### Written task
Make an exact copy of all the material below, apart from the pictures.
-- Start of Supplied information --
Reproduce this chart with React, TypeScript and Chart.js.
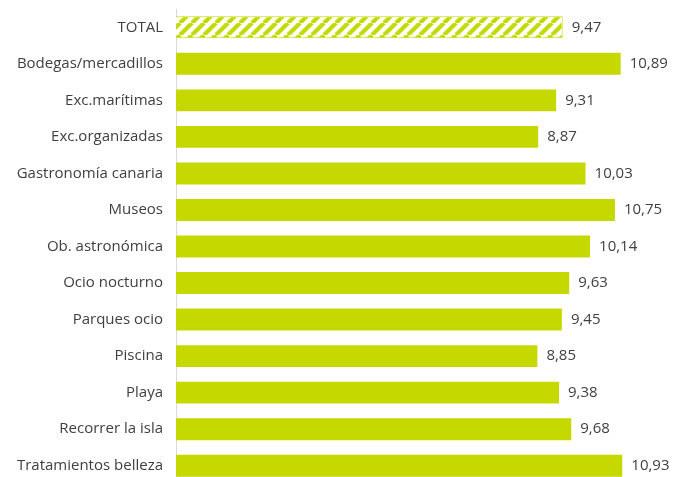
import React, { useEffect, useRef } from "react";
import { Chart, registerables } from "chart.js";

Chart.register(...registerables);

const categories = [
  "TOTAL",
  "Bodegas/mercadillos",
  "Exc.marítimas",
  "Exc.organizadas",
  "Gastronomía canaria",
  "Museos",
  "Ob. astronómica",
  "Ocio nocturno",
  "Parques ocio",
  "Piscina",
  "Playa",
  "Recorrer la isla",
  "Tratamientos belleza",
];
const values = [9.47, 10.89, 9.31, 8.87, 10.03, 10.75, 10.14, 9.63, 9.45, 8.85, 9.38, 9.68, 10.93];

const GREEN = "rgb(197,217,0)";
const FONT = "'Open Sans', sans-serif";

function makePattern(): CanvasPattern | string {
  const s = 12;
  const c = document.createElement("canvas");
  c.width = s;
  c.height = s;
  const ctx = c.getContext("2d");
  if (!ctx) return GREEN;
  ctx.fillStyle = "#ffffff";
  ctx.fillRect(0, 0, s, s);
  ctx.strokeStyle = GREEN;
  ctx.lineWidth = 4.2;
  ctx.beginPath();
  for (let k = -s; k <= 2 * s; k += s) {
    ctx.moveTo(k, s);
    ctx.lineTo(k + s, 0);
  }
  ctx.stroke();
  const p = ctx.createPattern(c, "repeat");
  return p || GREEN;
}

const valueLabels = {
  id: "valueLabels",
  afterDatasetsDraw(chart: any) {
    const ctx = chart.ctx;
    const meta = chart.getDatasetMeta(0);
    ctx.save();
    ctx.font = `15px ${FONT}`;
    ctx.fillStyle = "#404040";
    ctx.textAlign = "left";
    ctx.textBaseline = "middle";
    meta.data.forEach((bar: any, i: number) => {
      const txt = values[i].toFixed(2).replace(".", ",");
      ctx.fillText(txt, bar.x + 9, bar.y);
    });
    ctx.restore();
  },
};

export default function App() {
  const ref = useRef<HTMLCanvasElement>(null);
  useEffect(() => {
    if (!ref.current) return;
    const pattern = makePattern();
    const bg = values.map((_, i) => (i === 0 ? pattern : GREEN));
    const chart = new Chart(ref.current, {
      type: "bar",
      data: {
        labels: categories,
        datasets: [
          {
            data: values,
            backgroundColor: bg as any,
            borderColor: GREEN,
            borderWidth: values.map((_, i) => (i === 0 ? 1 : 0)),
            categoryPercentage: 1,
            barPercentage: 0.6,
          },
        ],
      },
      options: {
        indexAxis: "y",
        animation: false,
        responsive: false,
        maintainAspectRatio: false,
        layout: { padding: { top: 6, right: 17, bottom: 6, left: 0 } },
        plugins: {
          legend: { display: false },
          tooltip: { enabled: false },
        },
        scales: {
          x: {
            display: false,
            min: 0,
            max: 12,
          },
          y: {
            afterFit: (scale: any) => {
              scale.width = 176;
            },
            grid: { display: false, drawTicks: false },
            border: { display: true, color: "#d9d9d9", width: 1 },
            ticks: {
              color: "#404040",
              padding: 13,
              font: { family: FONT, size: 15 },
            },
          },
        },
      },
      plugins: [valueLabels],
    });
    return () => chart.destroy();
  }, []);
  return (
    <div style={{ position: "fixed", left: 0, top: 0, width: 683, height: 477, overflow: "hidden", background: "#fff" }}>
      <canvas ref={ref} width={683} height={519} style={{ display: "block", position: "absolute", left: 0, top: -13 }} />
    </div>
  );
}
-- End of Supplied information --
### Correct result
Reproduce this chart with React, TypeScript and Chart.js.
import React, { useEffect, useRef } from "react";
import { Chart, registerables } from "chart.js";

Chart.register(...registerables);

const categories = [
  "TOTAL",
  "Bodegas/mercadillos",
  "Exc.marítimas",
  "Exc.organizadas",
  "Gastronomía canaria",
  "Museos",
  "Ob. astronómica",
  "Ocio nocturno",
  "Parques ocio",
  "Piscina",
  "Playa",
  "Recorrer la isla",
  "Tratamientos belleza",
];
const values = [9.47, 10.89, 9.31, 8.87, 10.03, 10.75, 10.14, 9.63, 9.45, 8.85, 9.38, 9.68, 10.93];

const GREEN = "rgb(197,217,0)";
const FONT = "'Open Sans', sans-serif";

function makePattern(): CanvasPattern | string {
  const s = 12;
  const c = document.createElement("canvas");
  c.width = s;
  c.height = s;
  const ctx = c.getContext("2d");
  if (!ctx) return GREEN;
  ctx.fillStyle = "#ffffff";
  ctx.fillRect(0, 0, s, s);
  ctx.strokeStyle = GREEN;
  ctx.lineWidth = 4.2;
  ctx.beginPath();
  for (let k = -s; k <= 2 * s; k += s) {
    ctx.moveTo(k, s);
    ctx.lineTo(k + s, 0);
  }
  ctx.stroke();
  const p = ctx.createPattern(c, "repeat");
  return p || GREEN;
}

const valueLabels = {
  id: "valueLabels",
  afterDatasetsDraw(chart: any) {
    const ctx = chart.ctx;
    const meta = chart.getDatasetMeta(0);
    ctx.save();
    ctx.font = `15px ${FONT}`;
    ctx.fillStyle = "#404040";
    ctx.textAlign = "left";
    ctx.textBaseline = "middle";
    meta.data.forEach((bar: any, i: number) => {
      const txt = values[i].toFixed(2).replace(".", ",");
      ctx.fillText(txt, bar.x + 9, bar.y);
    });
    ctx.restore();
  },
};

export default function App() {
  const ref = useRef<HTMLCanvasElement>(null);
  useEffect(() => {
    if (!ref.current) return;
    const pattern = makePattern();
    const bg = values.map((_, i) => (i === 0 ? pattern : GREEN));
    const chart = new Chart(ref.current, {
      type: "bar",
      data: {
        labels: categories,
        datasets: [
          {
            data: values,
            backgroundColor: bg as any,
            borderColor: GREEN,
            borderWidth: values.map((_, i) => (i === 0 ? 1 : 0)),
            categoryPercentage: 1,
            barPercentage: 0.6,
          },
        ],
      },
      options: {
        indexAxis: "y",
        animation: false,
        responsive: false,
        maintainAspectRatio: false,
        layout: { padding: { top: 6, right: 17, bottom: 6, left: 0 } },
        plugins: {
          legend: { display: false },
          tooltip: { enabled: false },
        },
        scales: {
          x: {
            display: false,
            min: 0,
            max: 12,
          },
          y: {
            afterFit: (scale: any) => {
              scale.width = 176;
            },
            grid: { display: false, drawTicks: false },
            border: { display: true, color: "#d9d9d9", width: 1 },
            ticks: {
              color: "#404040",
              padding: 13,
              font: { family: FONT, size: 15 },
            },
          },
        },
      },
      plugins: [valueLabels],
    });
    return () => chart.destroy();
  }, []);
  return (
    <div style={{ position: "fixed", left: 0, top: 0, width: 683, height: 477, overflow: "hidden", background: "#fff" }}>
      <canvas ref={ref} width={683} height={519} style={{ display: "block", position: "absolute", left: 0, top: -13 }} />
    </div>
  );
}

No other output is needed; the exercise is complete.